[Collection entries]
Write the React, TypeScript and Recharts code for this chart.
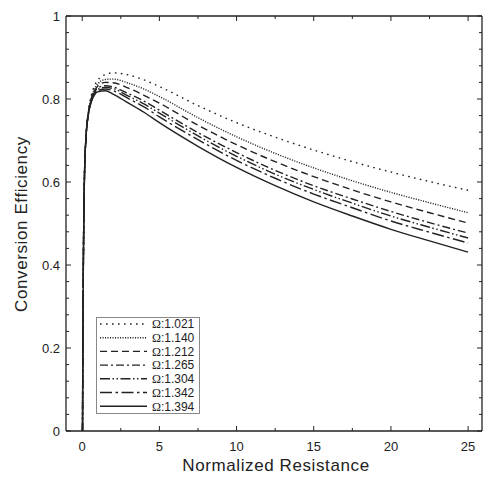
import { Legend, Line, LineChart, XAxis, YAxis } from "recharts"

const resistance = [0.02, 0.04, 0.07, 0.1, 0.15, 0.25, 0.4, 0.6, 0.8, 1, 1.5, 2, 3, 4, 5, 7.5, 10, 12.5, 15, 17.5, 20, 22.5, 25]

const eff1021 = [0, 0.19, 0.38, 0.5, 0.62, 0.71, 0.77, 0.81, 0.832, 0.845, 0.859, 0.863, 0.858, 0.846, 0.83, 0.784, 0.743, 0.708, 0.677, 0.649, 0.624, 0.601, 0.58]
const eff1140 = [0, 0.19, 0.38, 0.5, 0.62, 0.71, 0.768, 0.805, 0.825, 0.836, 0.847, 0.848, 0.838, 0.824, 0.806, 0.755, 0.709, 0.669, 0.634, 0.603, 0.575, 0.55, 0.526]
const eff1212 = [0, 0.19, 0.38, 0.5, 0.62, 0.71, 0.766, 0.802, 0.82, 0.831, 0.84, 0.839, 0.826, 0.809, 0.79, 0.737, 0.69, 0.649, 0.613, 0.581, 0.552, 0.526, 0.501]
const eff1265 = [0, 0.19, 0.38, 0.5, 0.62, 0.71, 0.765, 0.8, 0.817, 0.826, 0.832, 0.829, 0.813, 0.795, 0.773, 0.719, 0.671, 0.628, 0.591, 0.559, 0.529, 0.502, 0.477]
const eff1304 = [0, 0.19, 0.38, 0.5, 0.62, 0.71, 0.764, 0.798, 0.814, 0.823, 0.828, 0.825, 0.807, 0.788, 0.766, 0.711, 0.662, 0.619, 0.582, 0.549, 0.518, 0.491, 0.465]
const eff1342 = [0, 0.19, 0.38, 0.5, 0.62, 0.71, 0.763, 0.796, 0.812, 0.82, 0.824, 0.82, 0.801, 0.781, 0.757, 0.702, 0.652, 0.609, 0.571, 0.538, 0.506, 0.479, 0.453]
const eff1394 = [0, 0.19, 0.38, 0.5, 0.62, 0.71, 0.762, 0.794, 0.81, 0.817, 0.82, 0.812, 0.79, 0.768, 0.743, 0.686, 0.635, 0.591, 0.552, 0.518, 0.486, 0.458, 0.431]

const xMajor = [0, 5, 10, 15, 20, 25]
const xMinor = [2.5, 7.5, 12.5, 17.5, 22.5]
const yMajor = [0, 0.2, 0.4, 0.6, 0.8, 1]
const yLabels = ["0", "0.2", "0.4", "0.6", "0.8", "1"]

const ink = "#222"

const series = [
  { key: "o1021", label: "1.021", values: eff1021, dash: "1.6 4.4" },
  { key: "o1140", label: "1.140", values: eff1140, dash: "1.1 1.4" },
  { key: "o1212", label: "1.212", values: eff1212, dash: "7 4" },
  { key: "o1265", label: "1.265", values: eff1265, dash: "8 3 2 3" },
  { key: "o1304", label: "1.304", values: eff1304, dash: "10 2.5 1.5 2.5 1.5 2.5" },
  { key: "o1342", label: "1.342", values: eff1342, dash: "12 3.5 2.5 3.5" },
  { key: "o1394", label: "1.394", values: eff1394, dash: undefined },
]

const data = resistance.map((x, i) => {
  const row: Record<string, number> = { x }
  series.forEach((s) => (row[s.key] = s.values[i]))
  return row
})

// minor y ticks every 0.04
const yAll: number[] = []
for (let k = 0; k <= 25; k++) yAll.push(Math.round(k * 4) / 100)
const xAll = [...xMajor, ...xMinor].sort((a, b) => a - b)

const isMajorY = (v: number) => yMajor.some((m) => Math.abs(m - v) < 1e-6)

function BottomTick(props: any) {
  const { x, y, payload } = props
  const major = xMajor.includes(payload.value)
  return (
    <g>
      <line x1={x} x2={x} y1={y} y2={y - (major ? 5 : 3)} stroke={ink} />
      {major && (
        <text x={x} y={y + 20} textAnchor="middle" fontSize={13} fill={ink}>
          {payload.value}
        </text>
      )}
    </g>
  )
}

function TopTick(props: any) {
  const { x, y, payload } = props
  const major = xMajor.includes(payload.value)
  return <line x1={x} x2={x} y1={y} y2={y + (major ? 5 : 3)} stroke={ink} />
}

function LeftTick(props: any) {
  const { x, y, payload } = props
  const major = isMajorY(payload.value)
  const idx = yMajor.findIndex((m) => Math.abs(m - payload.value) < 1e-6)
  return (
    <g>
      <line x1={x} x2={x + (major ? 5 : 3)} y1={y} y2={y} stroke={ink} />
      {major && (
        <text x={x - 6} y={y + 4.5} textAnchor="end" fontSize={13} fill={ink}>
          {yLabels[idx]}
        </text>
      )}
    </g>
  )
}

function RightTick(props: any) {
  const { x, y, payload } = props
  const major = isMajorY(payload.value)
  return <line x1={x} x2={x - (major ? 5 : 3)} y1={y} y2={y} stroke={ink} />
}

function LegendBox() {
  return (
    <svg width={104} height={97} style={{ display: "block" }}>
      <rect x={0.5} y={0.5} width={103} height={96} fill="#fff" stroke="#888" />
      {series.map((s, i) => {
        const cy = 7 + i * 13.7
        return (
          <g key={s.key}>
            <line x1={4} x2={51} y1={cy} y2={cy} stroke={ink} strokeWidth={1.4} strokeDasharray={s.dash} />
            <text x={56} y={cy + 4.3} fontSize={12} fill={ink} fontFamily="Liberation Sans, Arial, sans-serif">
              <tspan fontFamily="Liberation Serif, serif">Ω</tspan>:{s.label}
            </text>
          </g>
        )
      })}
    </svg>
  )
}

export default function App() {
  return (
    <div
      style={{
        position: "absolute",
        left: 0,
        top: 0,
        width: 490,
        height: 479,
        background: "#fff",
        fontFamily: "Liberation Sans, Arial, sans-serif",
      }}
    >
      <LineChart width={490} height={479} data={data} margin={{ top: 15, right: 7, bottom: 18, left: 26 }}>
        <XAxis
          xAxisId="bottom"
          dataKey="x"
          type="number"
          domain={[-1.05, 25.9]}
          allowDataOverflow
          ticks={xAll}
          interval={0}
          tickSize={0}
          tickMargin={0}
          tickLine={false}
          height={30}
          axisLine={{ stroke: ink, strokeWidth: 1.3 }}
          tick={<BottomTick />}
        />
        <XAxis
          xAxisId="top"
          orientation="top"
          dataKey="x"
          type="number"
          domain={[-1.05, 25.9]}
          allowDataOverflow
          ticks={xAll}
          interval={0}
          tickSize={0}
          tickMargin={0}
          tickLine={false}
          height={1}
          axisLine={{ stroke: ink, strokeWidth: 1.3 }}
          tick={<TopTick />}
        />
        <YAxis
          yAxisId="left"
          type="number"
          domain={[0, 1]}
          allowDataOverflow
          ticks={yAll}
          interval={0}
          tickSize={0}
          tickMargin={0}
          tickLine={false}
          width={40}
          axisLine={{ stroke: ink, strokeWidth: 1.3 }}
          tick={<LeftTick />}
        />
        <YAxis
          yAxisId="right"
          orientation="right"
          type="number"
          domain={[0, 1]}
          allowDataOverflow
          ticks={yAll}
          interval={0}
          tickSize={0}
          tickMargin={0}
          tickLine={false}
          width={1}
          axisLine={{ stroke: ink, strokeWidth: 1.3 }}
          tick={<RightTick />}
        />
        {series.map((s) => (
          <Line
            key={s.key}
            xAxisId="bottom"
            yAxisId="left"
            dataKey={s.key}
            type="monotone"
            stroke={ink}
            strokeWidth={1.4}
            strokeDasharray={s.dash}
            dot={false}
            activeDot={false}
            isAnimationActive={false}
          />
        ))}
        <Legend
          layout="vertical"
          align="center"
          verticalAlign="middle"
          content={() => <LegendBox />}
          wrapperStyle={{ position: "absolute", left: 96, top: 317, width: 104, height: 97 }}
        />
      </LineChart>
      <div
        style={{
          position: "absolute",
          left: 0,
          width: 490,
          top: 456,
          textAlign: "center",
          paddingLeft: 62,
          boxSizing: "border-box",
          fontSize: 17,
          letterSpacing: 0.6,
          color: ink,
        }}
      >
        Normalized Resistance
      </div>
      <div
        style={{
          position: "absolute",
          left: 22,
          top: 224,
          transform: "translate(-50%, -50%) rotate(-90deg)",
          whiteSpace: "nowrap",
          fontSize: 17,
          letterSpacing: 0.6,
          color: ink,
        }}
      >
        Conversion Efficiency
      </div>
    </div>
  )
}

* * *

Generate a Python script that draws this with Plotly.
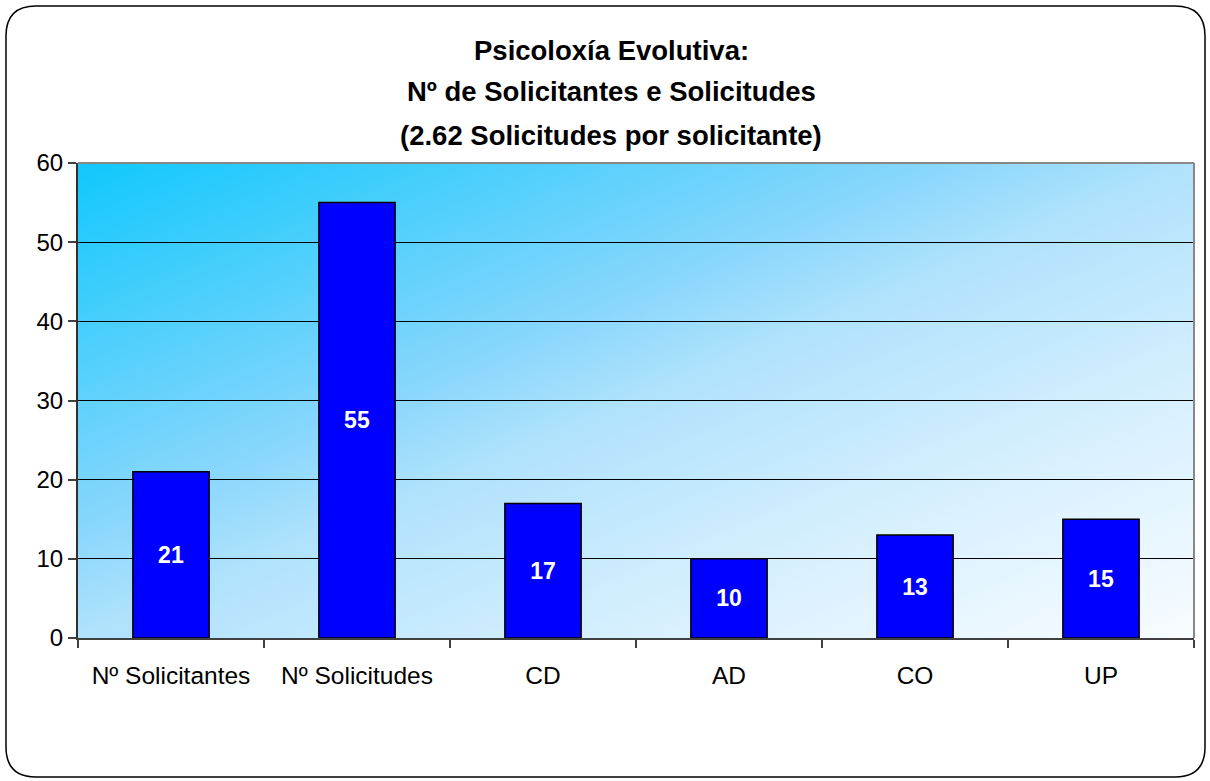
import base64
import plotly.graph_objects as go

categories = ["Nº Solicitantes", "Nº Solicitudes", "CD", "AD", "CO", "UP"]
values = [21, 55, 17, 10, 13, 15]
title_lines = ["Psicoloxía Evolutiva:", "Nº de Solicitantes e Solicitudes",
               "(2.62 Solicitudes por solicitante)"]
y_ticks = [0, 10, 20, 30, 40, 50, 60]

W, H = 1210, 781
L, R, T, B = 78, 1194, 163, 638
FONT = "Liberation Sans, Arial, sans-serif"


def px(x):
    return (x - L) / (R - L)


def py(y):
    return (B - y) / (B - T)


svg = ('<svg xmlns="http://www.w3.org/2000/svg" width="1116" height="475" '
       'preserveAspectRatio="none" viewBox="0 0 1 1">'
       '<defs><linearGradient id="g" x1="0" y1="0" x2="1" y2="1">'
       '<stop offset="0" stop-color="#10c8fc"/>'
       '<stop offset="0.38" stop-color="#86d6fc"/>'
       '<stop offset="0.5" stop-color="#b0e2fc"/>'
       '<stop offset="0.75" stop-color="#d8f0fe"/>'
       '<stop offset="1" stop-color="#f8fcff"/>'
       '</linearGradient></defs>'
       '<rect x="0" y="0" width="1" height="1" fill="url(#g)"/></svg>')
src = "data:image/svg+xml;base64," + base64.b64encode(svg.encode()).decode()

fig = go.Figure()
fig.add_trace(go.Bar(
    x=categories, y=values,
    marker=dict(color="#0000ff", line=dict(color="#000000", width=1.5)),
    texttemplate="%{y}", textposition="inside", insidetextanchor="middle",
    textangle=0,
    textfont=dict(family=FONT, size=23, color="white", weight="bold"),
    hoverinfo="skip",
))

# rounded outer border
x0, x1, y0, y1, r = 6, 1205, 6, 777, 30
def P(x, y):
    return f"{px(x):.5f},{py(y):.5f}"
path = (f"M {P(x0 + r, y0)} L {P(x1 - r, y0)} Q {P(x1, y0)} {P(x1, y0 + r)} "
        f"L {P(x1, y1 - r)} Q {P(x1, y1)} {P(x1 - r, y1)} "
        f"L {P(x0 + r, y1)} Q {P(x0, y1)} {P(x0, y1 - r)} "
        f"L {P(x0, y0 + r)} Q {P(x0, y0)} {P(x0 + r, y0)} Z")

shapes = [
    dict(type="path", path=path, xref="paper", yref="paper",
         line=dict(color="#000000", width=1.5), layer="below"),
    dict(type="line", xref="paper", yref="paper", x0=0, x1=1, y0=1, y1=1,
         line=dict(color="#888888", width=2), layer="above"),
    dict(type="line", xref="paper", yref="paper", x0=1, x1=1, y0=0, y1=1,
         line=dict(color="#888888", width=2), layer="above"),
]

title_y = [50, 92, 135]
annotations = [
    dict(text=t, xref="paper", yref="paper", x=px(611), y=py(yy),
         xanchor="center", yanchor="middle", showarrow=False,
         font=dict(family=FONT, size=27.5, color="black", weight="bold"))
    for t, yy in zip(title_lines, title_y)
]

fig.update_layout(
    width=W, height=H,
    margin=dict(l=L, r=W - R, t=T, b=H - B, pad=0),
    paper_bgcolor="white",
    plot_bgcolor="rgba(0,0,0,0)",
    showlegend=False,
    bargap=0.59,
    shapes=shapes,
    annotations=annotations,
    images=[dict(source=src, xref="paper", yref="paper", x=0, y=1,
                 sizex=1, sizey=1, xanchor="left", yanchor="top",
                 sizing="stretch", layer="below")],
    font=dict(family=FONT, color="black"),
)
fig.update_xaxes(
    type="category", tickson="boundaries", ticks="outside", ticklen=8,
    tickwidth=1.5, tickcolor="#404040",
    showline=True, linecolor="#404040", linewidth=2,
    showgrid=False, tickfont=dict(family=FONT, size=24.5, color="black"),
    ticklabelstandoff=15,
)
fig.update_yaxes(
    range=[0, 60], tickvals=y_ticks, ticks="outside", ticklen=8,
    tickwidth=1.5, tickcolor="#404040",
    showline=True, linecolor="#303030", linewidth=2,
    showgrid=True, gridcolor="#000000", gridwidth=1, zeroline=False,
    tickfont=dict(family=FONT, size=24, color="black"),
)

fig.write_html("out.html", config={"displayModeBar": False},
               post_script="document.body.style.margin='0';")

* * *

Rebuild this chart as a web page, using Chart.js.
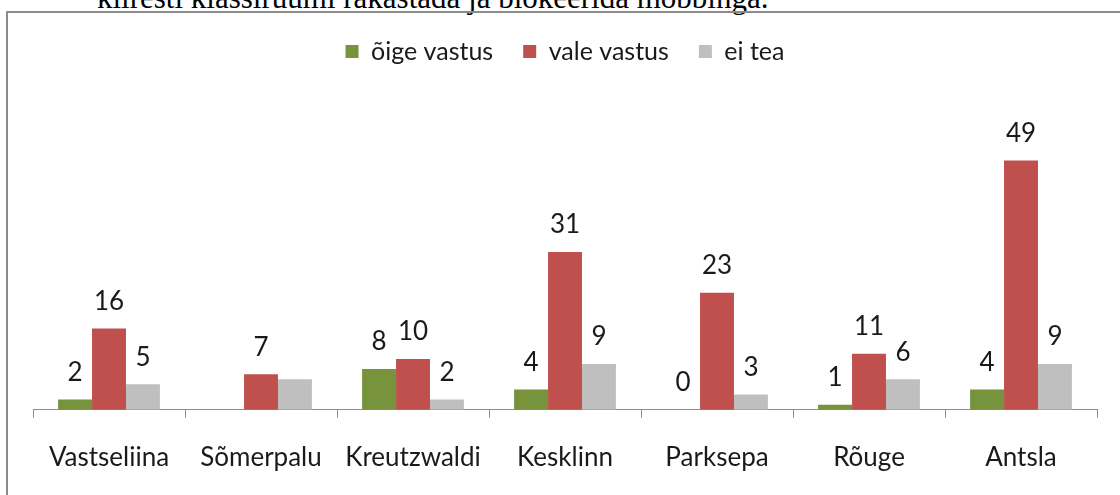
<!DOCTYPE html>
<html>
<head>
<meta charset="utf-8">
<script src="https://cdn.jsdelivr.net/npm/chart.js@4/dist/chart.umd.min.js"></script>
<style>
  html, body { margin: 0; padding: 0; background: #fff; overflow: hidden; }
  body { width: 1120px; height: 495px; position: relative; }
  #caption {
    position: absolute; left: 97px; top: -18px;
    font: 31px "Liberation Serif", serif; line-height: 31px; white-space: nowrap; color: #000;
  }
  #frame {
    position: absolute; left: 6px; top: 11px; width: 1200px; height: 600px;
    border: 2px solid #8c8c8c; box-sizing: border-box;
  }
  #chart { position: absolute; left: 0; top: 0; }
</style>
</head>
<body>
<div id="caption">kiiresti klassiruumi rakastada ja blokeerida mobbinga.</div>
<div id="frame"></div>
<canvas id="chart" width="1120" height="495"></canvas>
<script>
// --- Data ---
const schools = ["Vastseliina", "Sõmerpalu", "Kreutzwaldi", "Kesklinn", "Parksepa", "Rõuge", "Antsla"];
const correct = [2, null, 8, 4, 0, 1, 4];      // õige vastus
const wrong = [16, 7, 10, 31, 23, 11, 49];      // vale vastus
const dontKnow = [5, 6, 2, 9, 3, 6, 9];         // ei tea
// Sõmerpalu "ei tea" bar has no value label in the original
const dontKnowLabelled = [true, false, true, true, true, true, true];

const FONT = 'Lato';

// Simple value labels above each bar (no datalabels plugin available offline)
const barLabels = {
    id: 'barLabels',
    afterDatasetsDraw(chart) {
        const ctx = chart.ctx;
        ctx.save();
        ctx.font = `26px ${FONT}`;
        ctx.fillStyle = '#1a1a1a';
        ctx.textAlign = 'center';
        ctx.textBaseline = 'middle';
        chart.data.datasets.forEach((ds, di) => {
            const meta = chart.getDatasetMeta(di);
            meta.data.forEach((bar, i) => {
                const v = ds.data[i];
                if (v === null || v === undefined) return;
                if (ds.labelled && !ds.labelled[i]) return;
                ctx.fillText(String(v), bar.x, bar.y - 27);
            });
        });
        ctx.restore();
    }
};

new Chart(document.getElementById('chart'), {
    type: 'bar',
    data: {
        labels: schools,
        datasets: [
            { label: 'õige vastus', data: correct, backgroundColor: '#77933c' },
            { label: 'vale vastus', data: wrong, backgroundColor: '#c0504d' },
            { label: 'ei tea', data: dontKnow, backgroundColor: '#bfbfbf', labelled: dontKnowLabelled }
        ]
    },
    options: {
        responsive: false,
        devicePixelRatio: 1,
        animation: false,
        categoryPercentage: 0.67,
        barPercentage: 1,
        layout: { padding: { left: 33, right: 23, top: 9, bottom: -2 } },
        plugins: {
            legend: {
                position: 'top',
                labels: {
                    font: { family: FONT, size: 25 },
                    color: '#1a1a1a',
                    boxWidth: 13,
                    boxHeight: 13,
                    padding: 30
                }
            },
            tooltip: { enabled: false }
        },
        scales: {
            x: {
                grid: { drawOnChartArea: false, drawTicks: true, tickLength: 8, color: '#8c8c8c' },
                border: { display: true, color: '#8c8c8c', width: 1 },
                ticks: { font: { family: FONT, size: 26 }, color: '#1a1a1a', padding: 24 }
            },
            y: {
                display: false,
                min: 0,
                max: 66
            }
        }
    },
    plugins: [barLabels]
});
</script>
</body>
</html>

To be done. Retype the section that opens with the line holding "Write the React, TypeScript" and closes with the line holding "20, 22.5, 25]", exactly as it reads, without any pictures.

Response to the task.
Write the React, TypeScript and Recharts code for this chart.
import { Legend, Line, LineChart, XAxis, YAxis } from "recharts"

const resistance = [0.02, 0.04, 0.07, 0.1, 0.15, 0.25, 0.4, 0.6, 0.8, 1, 1.5, 2, 3, 4, 5, 7.5, 10, 12.5, 15, 17.5, 20, 22.5, 25]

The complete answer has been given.